▶ _TASK GOAL_
Print exactly the lines from the first one down to the line containing "from matplotlib.ticker import NullLocator", both ends included, with no pictures and nothing else.

# Start of COLLECTED DATA

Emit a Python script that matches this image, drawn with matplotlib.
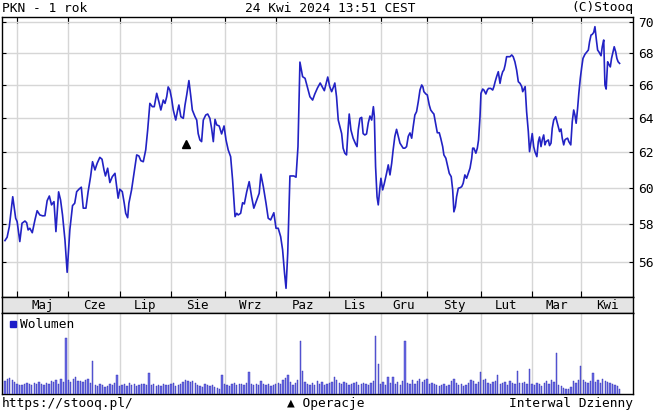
import matplotlib
matplotlib.use("Agg")
import matplotlib.pyplot as plt
from matplotlib.ticker import NullLocator

# PKN - kurs (wierzcholki linii: numer sesji, cena)
sesje = [0.0, 0.9, 1.8, 3.2, 4.4, 5.0, 6.1, 7.0, 8.2, 8.9, 9.5, 10.2, 11.2, 12.3, 13.2, 14.3,
         15.5, 16.4, 17.3, 18.2, 19.1, 20.1, 20.9, 22.0, 22.8, 23.6, 24.6, 25.5, 26.6, 27.7,
         28.6, 29.4, 30.5, 31.3, 32.1, 33.2, 34.1, 35.1, 35.9, 36.9, 37.8, 38.9, 39.8, 40.6,
         41.2, 42.1, 43.0, 44.0, 45.1, 45.8, 46.4, 47.1, 48.1, 48.9, 49.5, 50.3, 50.8, 51.9,
         53.0, 54.0, 54.9, 55.7, 56.7, 57.7, 58.5, 59.4, 60.4, 61.2, 62.2, 63.1, 63.9, 64.9,
         65.6, 66.3, 66.9, 67.6, 68.3, 69.0, 70.0, 70.8, 71.3, 72.1, 73.1, 73.8, 74.5, 75.4,
         76.2, 76.8, 77.9, 78.6, 79.2, 79.9, 80.6, 81.3, 82.3, 83.1, 84.0, 84.7, 85.4, 86.1,
         86.8, 87.8, 88.8, 89.8, 90.6, 91.5, 92.5, 93.3, 94.3, 95.0, 95.6, 96.6, 97.4, 98.1,
         99.1, 100.1, 101.1, 102.0, 103.2, 104.2, 104.9, 105.9, 107.0, 107.9, 108.9, 110.2,
         111.1, 112.0, 113.0, 113.8, 114.6, 115.2, 115.9, 116.8, 117.5, 118.4, 119.3, 120.1,
         120.9, 122.0, 123.0, 123.9, 125.0, 126.1, 127.0, 128.1, 129.2, 130.0, 130.9, 131.7,
         132.3, 133.1, 133.9, 134.7, 135.2, 135.9, 136.6, 137.3, 138.0, 138.6, 139.3, 140.0,
         140.7, 141.1, 141.8, 142.7, 143.7, 144.3, 144.8, 145.5, 146.2, 146.8, 147.5, 148.2,
         148.9, 149.6, 150.3, 151.0, 151.4, 151.9, 152.5, 153.0, 153.7, 154.1, 154.8, 155.5,
         156.4, 157.1, 157.8, 158.5, 159.1, 159.8, 160.5, 161.2, 161.9, 162.6, 163.2, 163.9,
         164.6, 165.3, 166.0, 166.7, 167.3, 168.0, 168.7, 169.4, 170.1, 170.8, 171.3, 171.7,
         172.5, 173.1, 173.9, 174.5, 175.3, 175.8, 176.6, 177.2, 178.0, 178.6, 179.4, 179.9,
         180.7, 181.3, 182.1, 182.9, 183.5, 184.0, 184.6, 185.1, 185.8, 186.5, 187.2, 187.8,
         188.5, 189.2, 189.9, 190.6, 191.3, 191.7, 192.2, 193.0, 193.6, 194.1, 194.7, 195.1,
         195.8, 196.3, 197.1, 197.7, 198.2, 199.1, 199.9, 200.4, 200.9, 201.5, 202.2, 202.9,
         203.4, 204.0, 204.5, 205.0, 205.6, 206.3, 207.0, 207.7, 208.3, 209.0, 209.7, 210.4,
         211.1, 211.8, 212.2, 212.7, 213.2, 213.8, 214.5, 215.0, 215.6, 216.1, 216.7, 217.2,
         218.0, 218.6, 219.1, 219.7, 220.2, 220.8, 221.3, 221.8, 222.7, 223.2, 223.8, 224.3,
         224.9, 225.7, 226.5, 227.3, 227.9, 228.4, 229.0, 229.5, 230.0, 230.6, 231.1, 231.9,
         232.5, 233.1, 233.6, 234.1, 234.7, 235.2, 235.8, 236.4, 236.9, 237.7, 238.5, 239.1,
         239.6, 240.2, 240.7, 241.3, 241.8, 242.4, 242.9, 243.4, 244.3, 244.8, 245.4, 245.9,
         246.4, 247.0, 247.5, 248.1, 248.6, 249.2, 249.7, 250.3, 250.8, 251.3, 251.9]
kurs = [57.12, 57.30, 57.87, 59.50, 58.32, 58.14, 57.07, 58.05, 58.17, 58.08, 57.69, 57.78, 57.54,
        58.23, 58.73, 58.50, 58.45, 58.46, 59.28, 59.54, 59.05, 59.23, 57.60, 59.77, 59.32, 58.50,
        57.16, 55.46, 57.69, 59.01, 59.14, 59.78, 59.94, 60.03, 58.87, 58.87, 59.78, 60.62, 61.47,
        61.00, 61.38, 61.72, 61.61, 61.00, 60.66, 61.10, 60.29, 60.62, 60.81, 60.06, 59.42, 59.92,
        59.78, 59.14, 58.59, 58.35, 59.14, 59.88, 60.90, 61.86, 61.80, 61.53, 61.47, 62.15, 63.31,
        64.90, 64.70, 64.70, 65.51, 65.00, 64.50, 65.10, 64.90, 65.30, 65.90, 65.71, 65.20, 64.50,
        63.90, 64.50, 64.80, 64.10, 64.00, 64.80, 65.41, 66.29, 65.30, 64.50, 64.10, 63.90, 63.10,
        62.73, 62.63, 63.90, 64.20, 64.26, 64.00, 63.41, 62.63, 63.94, 63.61, 63.55, 63.08, 63.55,
        62.73, 62.15, 61.76, 60.44, 58.41, 58.59, 58.50, 58.59, 59.17, 59.10, 59.78, 60.34, 59.50,
        58.87, 59.32, 59.69, 60.76, 60.06, 59.14, 58.32, 58.23, 58.62, 57.78, 57.78, 57.33, 56.63,
        55.40, 54.64, 56.46, 60.66, 60.66, 60.66, 60.59, 62.34, 67.44, 66.53, 66.43, 65.92, 65.30,
        65.10, 65.47, 65.84, 66.14, 65.92, 65.67, 66.16, 66.51, 65.92, 65.61, 65.92, 66.14, 65.30,
        63.90, 63.49, 63.10, 62.25, 61.96, 61.86, 63.49, 64.26, 63.31, 62.83, 62.50, 62.34, 63.31,
        64.00, 64.06, 63.10, 63.02, 63.08, 63.73, 64.14, 63.90, 64.70, 64.10, 61.19, 59.50, 59.05,
        60.05, 60.53, 59.88, 60.25, 60.81, 61.29, 60.72, 61.38, 62.15, 62.94, 63.35, 62.94, 62.54,
        62.38, 62.25, 62.25, 62.34, 62.94, 63.14, 62.83, 63.49, 64.20, 64.40, 65.00, 65.71, 66.02,
        65.90, 65.61, 65.47, 65.41, 64.80, 64.50, 64.34, 64.26, 63.61, 63.15, 63.15, 62.83, 62.34,
        61.86, 61.67, 61.29, 60.81, 60.62, 59.88, 58.67, 58.95, 59.50, 59.97, 60.00, 60.06, 60.25,
        60.72, 60.53, 60.81, 61.10, 61.67, 62.25, 62.25, 61.96, 62.25, 62.73, 64.10, 65.51, 65.77,
        65.71, 65.47, 65.71, 65.81, 65.81, 65.71, 65.92, 66.22, 66.53, 66.84, 66.12, 66.53, 66.84,
        66.95, 67.26, 67.78, 67.78, 67.78, 67.89, 67.78, 67.46, 66.95, 66.22, 66.12, 65.92, 65.61,
        65.77, 65.92, 64.40, 63.22, 62.05, 62.63, 63.10, 62.34, 62.05, 61.76, 62.63, 62.90, 62.34,
        62.73, 63.02, 62.44, 62.63, 62.73, 62.40, 62.54, 63.41, 63.90, 64.10, 63.65, 63.22, 63.37,
        62.83, 62.44, 62.73, 62.79, 62.83, 62.63, 62.44, 63.80, 64.50, 64.20, 63.71, 64.60, 65.51,
        66.43, 67.14, 67.67, 67.93, 68.09, 68.20, 68.73, 69.16, 69.20, 69.33, 69.70, 68.84, 68.20,
        68.09, 67.84, 68.41, 68.84, 66.02, 65.77, 67.46, 67.30, 67.14, 67.67, 68.09, 68.41, 68.09,
        67.67, 67.46, 67.36]

# wolumen dzienny (mln szt.), jedna wartosc na sesje
wolumen = [3.2, 3.8, 4.0, 3.5, 3.0,
           2.5, 2.2, 2.2, 2.5, 2.8, 2.5, 2.2,
           2.8, 2.5, 3.0, 2.5, 2.2, 2.8, 2.5, 3.2, 3.0, 3.5, 2.5, 3.8, 3.0,
           14.0,
           3.5, 3.0, 3.8, 4.2, 3.2, 3.2, 3.0, 3.5, 3.8, 2.8,
           8.2,
           2.2, 2.0, 2.5, 2.2, 1.8, 2.0, 2.5, 2.2, 2.8,
           4.8,
           2.0, 2.2, 2.5, 2.0, 2.8, 2.2, 2.5, 2.0, 2.2, 2.5, 2.5, 2.2,
           5.2,
           2.2, 2.5, 2.0, 2.2, 2.0, 2.5, 2.2, 2.2, 2.5, 2.8, 2.0, 2.2, 2.5,
           3.0, 3.5, 3.2, 3.0, 3.2, 2.8,
           2.2, 2.0, 1.8, 2.5, 2.2, 2.0, 2.2, 1.8, 1.5, 1.2,
           4.8,
           2.5, 2.2, 2.0, 2.5, 2.8, 2.2, 2.5, 2.5, 2.2, 2.8,
           5.5,
           2.5, 2.2, 2.5, 2.2, 3.2, 2.5, 2.2, 2.5, 2.0, 2.2, 2.5, 2.8, 2.5, 3.5, 4.0,
           4.8,
           3.0, 2.2, 2.8, 3.5,
           13.2,
           5.8,
           3.0, 2.5, 2.2, 2.8, 2.2, 3.2, 2.5, 3.0, 2.2,
           2.5, 2.8, 3.0, 4.2, 3.5, 2.8, 2.5, 3.0, 2.8,
           2.2, 2.5, 2.8, 3.0, 2.2, 2.5, 2.8, 2.5, 2.2, 2.8, 3.2,
           14.5,
           7.5,
           2.5, 3.0, 2.2, 4.2, 2.8, 4.2, 2.5, 3.0, 2.2, 3.2,
           13.2,
           2.8, 2.5, 3.5, 2.5, 3.2, 3.8, 3.0, 3.5, 3.8, 2.5, 2.8,
           2.5, 2.2, 2.0, 2.2, 2.5, 2.0, 2.2, 3.2, 3.8, 2.8, 2.2, 2.5, 2.0, 2.2, 2.8, 3.5, 3.2, 2.5, 3.0,
           5.5,
           3.5, 3.8, 2.8, 2.5, 3.0, 3.2,
           4.8,
           2.5, 2.8, 3.0, 2.2, 3.2, 2.8, 2.5,
           5.8,
           2.8, 2.8, 3.0, 2.5,
           6.2,
           2.5, 2.2, 2.8, 2.5, 2.0, 2.8, 3.2, 2.5, 3.5, 3.0,
           10.2,
           2.2, 2.0, 1.5, 1.2, 1.2, 1.8, 3.2, 2.8, 3.5,
           7.0,
           3.5, 3.0, 2.8, 3.2,
           5.2,
           3.0, 3.5, 2.8, 3.8, 3.2, 3.0, 2.8, 2.5, 2.2, 2.0, 1.2]

miesiace = ["Maj", "Cze", "Lip", "Sie", "Wrz", "Paz", "Lis", "Gru", "Sty", "Lut", "Mar", "Kwi"]
poczatki_miesiecy = [5, 26, 47, 68, 90, 111, 133, 154, 173, 195, 216, 236]
ceny_os = [56, 58, 60, 62, 64, 66, 68, 70]

# operacja (dywidenda) zaznaczona trojkatem
operacja_sesja = [74.2]
operacja_cena = [62.5]

W, H = 654, 413
font = "DejaVu Sans Mono"
x0, x1 = -1.2, 257.4
siatka = "#d6d6d6"

fig = plt.figure(figsize=(W / 100, H / 100), dpi=100)

# wykres ceny
ax = fig.add_axes([2 / W, 1 - 297 / H, 631 / W, 280 / H])
ax.plot(sesje, kurs, color="#2222c4", lw=1.2, zorder=3)
ax.plot(operacja_sesja, operacja_cena, marker="^", color="black", ms=6, ls="none", zorder=4)
ax.set_yscale("log")
ax.set_ylim(54.2, 70.33)
ax.set_xlim(x0, x1)
ax.set_yticks(ceny_os)
ax.set_yticklabels([str(c) for c in ceny_os], fontfamily=font, fontsize=9.3)
ax.yaxis.set_minor_locator(NullLocator())
ax.yaxis.tick_right()
ax.tick_params(axis="y", which="both", direction="in", length=3, left=True, right=True,
               labelleft=False, labelright=True, pad=4)
ax.set_xticks(poczatki_miesiecy)
ax.tick_params(axis="x", direction="in", length=4, top=True, bottom=True, labelbottom=False)
ax.grid(color=siatka, lw=1, zorder=0)
for s in ax.spines.values():
    s.set_linewidth(1.0)

# pasek z miesiacami
ax_m = fig.add_axes([2 / W, 1 - 313 / H, 631 / W, 16 / H])
ax_m.set_facecolor("#e4e4e4")
ax_m.set_xlim(x0, x1)
ax_m.set_ylim(0, 1)
ax_m.set_xticks([])
ax_m.set_yticks([])
granice = poczatki_miesiecy + [x1]
for i, m in enumerate(miesiace):
    ax_m.text((granice[i] + granice[i + 1]) / 2, 0.45, m, ha="center", va="center",
              fontfamily=font, fontsize=9)
for s in ax_m.spines.values():
    s.set_linewidth(1.0)

# wolumen
ax_v = fig.add_axes([2 / W, 1 - 394 / H, 631 / W, 81 / H])
ax_v.bar(range(len(wolumen)), wolumen, width=0.55, color="#6c6ce4", edgecolor="#2c2cb4",
         lw=0.3, zorder=3)
ax_v.set_xlim(x0, x1)
ax_v.set_ylim(0, max(wolumen) * 1.4)
ax_v.set_xticks(poczatki_miesiecy)
ax_v.set_yticks([])
ax_v.tick_params(axis="x", length=0, labelbottom=False)
ax_v.grid(axis="x", color=siatka, lw=1, zorder=0)
ax_v.plot([0.0174], [0.864], marker="s", ms=5, color="#1c1cc8", transform=ax_v.transAxes)
ax_v.text(0.0285, 0.864, "Wolumen", transform=ax_v.transAxes, ha="left", va="center",
          fontfamily=font, fontsize=9.3)
for s in ax_v.spines.values():
    s.set_linewidth(1.0)

# naglowek i stopka
fig.text(2 / W, 1 - 8 / H, "PKN - 1 rok", ha="left", va="center", fontfamily=font, fontsize=9.3)
fig.text(330 / W, 1 - 8 / H, "24 Kwi 2024 13:51 CEST", ha="center", va="center",
         fontfamily=font, fontsize=9.3)
fig.text(633 / W, 1 - 8 / H, "(C)Stooq", ha="right", va="center", fontfamily=font, fontsize=9.3)
fig.text(2 / W, 1 - 404 / H, "https://stooq.pl/", ha="left", va="center", fontfamily=font,
         fontsize=9.3)
fig.text(326 / W, 1 - 404 / H, "▲ Operacje", ha="center", va="center", fontfamily=font,
         fontsize=9.3)
fig.text(633 / W, 1 - 404 / H, "Interwal Dzienny", ha="right", va="center", fontfamily=font,
         fontsize=9.3)

fig.savefig("out.png", dpi=100)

# End of COLLECTED DATA

▶ _THE OUTPUT_
Emit a Python script that matches this image, drawn with matplotlib.
import matplotlib
matplotlib.use("Agg")
import matplotlib.pyplot as plt
from matplotlib.ticker import NullLocator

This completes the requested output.